Dinah Went Out to Watch the Dancing and Did Not Come Back
The midrash doesn't blame Dinah. It blames the city that watched and said nothing, invoking the laws given to Noah to explain why it had to be destroyed.
The daughters of Shechem were celebrating in the streets. Shechem the prince had hired women to dance and play music, and people had come from the city and the surrounding country to watch. Dinah, daughter of Jacob and Leah, went with them. She was young. She wanted to see the celebration. What happened next is in the Torah, and what the tradition added to it is in the midrash, and together they form one of the most morally serious stories in all of the patriarchal narratives.
The Book of Jasher account, an ancient text drawing on the same traditions as the Torah narrative, describes Shechem seeing Dinah among the crowd and asking his companions whose daughter she was.
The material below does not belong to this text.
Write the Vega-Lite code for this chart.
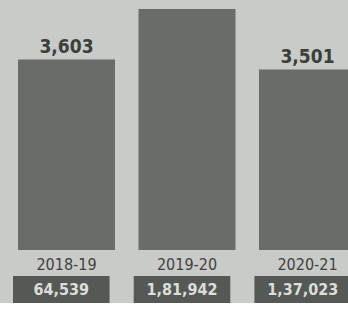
{
  "$schema": "https://vega.github.io/schema/vega-lite/v6.json",
  "background": "#c9cbc8",
  "padding": 0,
  "spacing": 4,
  "datasets": {
    "d": [
      {"year": "2018-19", "value": 3603, "label": "3,603", "total": "64,539"},
      {"year": "2019-20", "value": 4119, "label": "", "total": "1,81,942"},
      {"year": "2020-21", "value": 3501, "label": "3,501", "total": "1,37,023"}
    ]
  },
  "config": {
    "view": {"stroke": null},
    "font": "DejaVu Sans Condensed"
  },
  "resolve": {"scale": {"x": "independent"}},
  "vconcat": [
    {
      "width": 348,
      "height": 250,
      "data": {"name": "d"},
      "encoding": {
        "x": {
          "field": "year",
          "type": "nominal",
          "sort": null,
          "scale": {"range": [18, 356], "paddingInner": 0.195, "paddingOuter": 0},
          "axis": {
            "title": null,
            "domain": false,
            "ticks": false,
            "labelAngle": 0,
            "labelFontSize": 16,
            "labelPadding": 6,
            "labelColor": "#3e423e",
            "labelFont": "DejaVu Sans Condensed"
          }
        },
        "y": {
          "field": "value",
          "type": "quantitative",
          "scale": {"domain": [1660, 4211], "zero": false, "nice": false},
          "axis": null
        }
      },
      "layer": [
        {
          "mark": {"type": "bar", "color": "#696d69"},
          "encoding": {"y2": {"datum": 1660}}
        },
        {
          "transform": [{"filter": "datum.label != ''"}],
          "mark": {
            "type": "text",
            "baseline": "alphabetic",
            "dy": -7,
            "fontSize": 19,
            "fontWeight": "bold",
            "color": "#3b3f3b"
          },
          "encoding": {"text": {"field": "label"}}
        }
      ]
    },
    {
      "width": 348,
      "height": 27,
      "data": {"name": "d"},
      "encoding": {
        "x": {
          "field": "year",
          "type": "nominal",
          "sort": null,
          "scale": {"range": [13, 351], "paddingInner": 0.2, "paddingOuter": 0},
          "axis": null
        }
      },
      "layer": [
        {"mark": {"type": "bar", "color": "#555955"}},
        {
          "mark": {
            "type": "text",
            "fontSize": 16,
            "fontWeight": "bold",
            "color": "#dcdeda"
          },
          "encoding": {"text": {"field": "total"}}
        }
      ]
    }
  ]
}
They told him. He looked at her until his soul became fixed upon her. He had her taken by force.
The Ginzberg midrash, assembled from sources spanning the first millennium CE, adds a detail the Jasher account does not contain: while Shechem held Dinah in his house and sent away Jacob's servants who came to retrieve her, Jacob sent two of his maidservants' daughters to stay with Dinah and care for her inside Shechem's compound. He was doing what was possible. He was waiting for his sons to come home from the fields.
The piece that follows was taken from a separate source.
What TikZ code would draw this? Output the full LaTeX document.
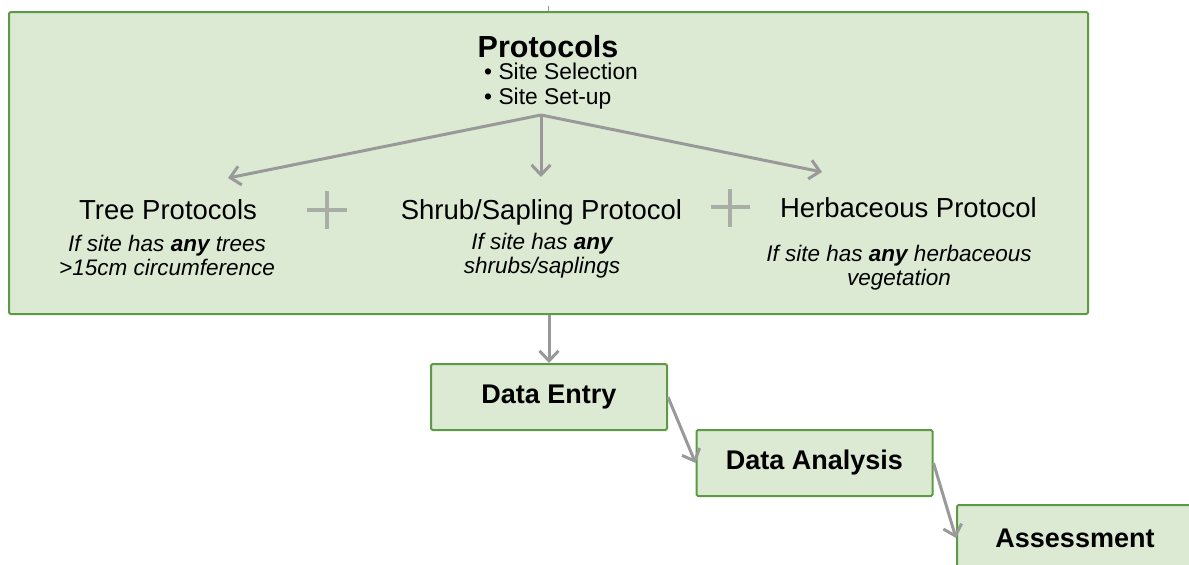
\documentclass[tikz,border=0pt]{standalone}
\usepackage{fontspec}
\setmainfont{Liberation Sans}
\usetikzlibrary{arrows.meta}
\definecolor{boxfill}{HTML}{DCEAD4}
\definecolor{boxdraw}{HTML}{5C9A45}
\definecolor{arr}{HTML}{999999}
\definecolor{plusc}{HTML}{A8ADA6}
\begin{document}
\begin{tikzpicture}[x=1pt,y=-1pt,
  box/.style={draw=boxdraw,fill=boxfill,line width=2pt,rounded corners=1.5pt,inner sep=0pt},
  stagebox/.style={box,minimum width=236pt,minimum height=66pt,font=\fontsize{27}{32}\selectfont\bfseries},
  conn/.style={draw=arr,line width=3pt,-{Straight Barb[length=10pt,width=19pt,line width=3pt]}},
  plussign/.style={draw=plusc,line width=3.5pt},
  headtxt/.style={inner sep=0pt,anchor=base,font=\fontsize{30.5}{36}\selectfont\bfseries},
  bullettxt/.style={inner sep=0pt,anchor=base west,font=\fontsize{22.8}{27}\selectfont},
  protxt/.style={inner sep=0pt,anchor=base,font=\fontsize{27.5}{33}\selectfont},
  condtxt/.style={inner sep=0pt,anchor=base,align=center,font=\fontsize{22.5}{23.5}\selectfont\itshape}
]
\useasboundingbox (0,0) rectangle (1189,565);
\clip (0,0) rectangle (1189,565);

% main protocols box
\node[box,minimum width=1079pt,minimum height=302pt] (main) at (548.5,163) {};
\coordinate (topstub) at (548,6);
\draw[draw=arr,line width=1pt] (topstub) -- (topstub |- main.north);

\node[headtxt] (title) at (548,57) {Protocols};
\node[bullettxt] (sel) at (484,79) {• Site Selection};
\node[bullettxt] (setup) at (484,104) {• Site Set-up};

\node[protxt] (tree) at (168,219) {Tree Protocols};
\node[protxt] (shrub) at (541.5,219) {Shrub/Sapling Protocol};
\node[protxt] (herb) at (908.5,217) {Herbaceous Protocol};

\node[condtxt,anchor=north] (treec) at (167,235) {If site has \textbf{any} trees\\>15cm circumference};
\node[condtxt,anchor=north] (shrubc) at (542,233) {If site has \textbf{any}\\shrubs/saplings};
\node[condtxt,anchor=north] (herbc) at (899,245) {If site has \textbf{any} herbaceous\\vegetation};

% branch arrows
\coordinate (split) at (541,115);
\coordinate (treetip) at (228,178);
\coordinate (shrubtip) at (541,177);
\coordinate (herbtip) at (822,172);
\draw[conn] (split) -- (treetip);
\draw[conn] (split) -- (shrubtip);
\draw[conn] (split) -- (herbtip);

% plus signs
\draw[plussign] (307,210) -- (347,210) (327,191) -- (327,229);
\draw[plussign] (711,207) -- (750,207) (730,189) -- (730,227);

% stage boxes
\node[stagebox] (entry) at (549,397) {Data Entry};
\node[stagebox] (analysis) at (814.5,463) {Data Analysis};
\node[stagebox] (assess) at (1075,538) {Assessment};

\draw[conn] (main.south -| entry.north) -- (entry.north);
\draw[conn] (entry.east) -- (analysis.west);
\draw[conn] (analysis.east) -- (assess.west);
\end{tikzpicture}
\end{document}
His sons, when they heard, came home before the cattle were gathered in. They came home in anger, all of them. They sat before their father, and they spoke of what had been done. Their argument, according to the Jasher tradition, was not simply one of personal honor. They invoked the covenant with Noah. God had given Noah and his descendants a set of laws that governed all humanity, not only Israel. One of those laws prohibited assault and robbery. Shechem had violated it. What made the sin communal, the sons argued, was that the whole city had watched, the great men of Shechem had stood there in the street while Dinah was taken, and not one person had said a word.
The city's silence was its crime. Not ignorance. Silence. The men of Shechem knew what their prince had done. They gathered later and listened to Hamor and Shechem's proposal about circumcision, and they agreed to it, and they said it made good economic sense, that Jacob's family would bring wealth to the region. They were calculating while Dinah sat in a house she had not chosen to enter.
The Ginzberg tradition would later note that Shechem was always a place of catastrophe for the house of Jacob. It was where Dinah was violated. It was where the ten tribes later rebelled against the house of David. It was where Jeroboam was installed as a rival king. The city carries ill omen in the tradition not as a geographic accident but as a pattern: this is a place where power acts without accountability and the community assents.
Simeon and Levi acted on the third day, when the men of the city were incapacitated from circumcision. They killed every male in Shechem. Jacob was furious. He told them they had made him a stench among the Canaanites and Perizzites, that his household was small and if the people of the land joined together against him they would be destroyed. Simeon and Levi answered with a question the Torah records and never fully answers: Should our sister be treated like a prostitute?
The rabbinic tradition did not settle this dispute between Jacob and his sons. It preserved the argument without resolving it. What the Jasher tradition made clear was that the sons understood themselves to be acting within a legal framework that preceded Sinai, the Noahide laws that bound every human community. A city that witnesses a crime and does nothing had, in their reading, forfeited its claim to protection.
Dinah is not described in any of these texts as having been consulted about what her brothers did on her behalf. The tradition remembers that she was there when it started. It does not record where she was when it ended.
The Ginzberg tradition later noted that Dinah's story was not simply a family catastrophe. It was the first moment in the patriarchal narrative when the question of justice for an entire community arose, not merely justice for an individual. The sons of Jacob did not act out of private vengeance alone. They argued from a principle: Shechem had transgressed the laws given to Noah, which bound all peoples, and the city's silence made it complicit. Their argument was not mere rationalization. The tradition preserved it as a genuine legal claim, even while Jacob's objection -- that they had made him a stench among the Canaanites -- was also preserved without being dismissed.
Two arguments, both recorded, neither resolved. Dinah's name appears and then mostly disappears from the narrative. The city of Shechem appears later in the tradition as a place of repeated catastrophe, the site where Joseph would be sold, where the tribes would fracture, where the map of Israel would be redrawn. What happened in the streets on the day Dinah went out to watch the dancers left a mark on the land that the tradition kept reading for centuries.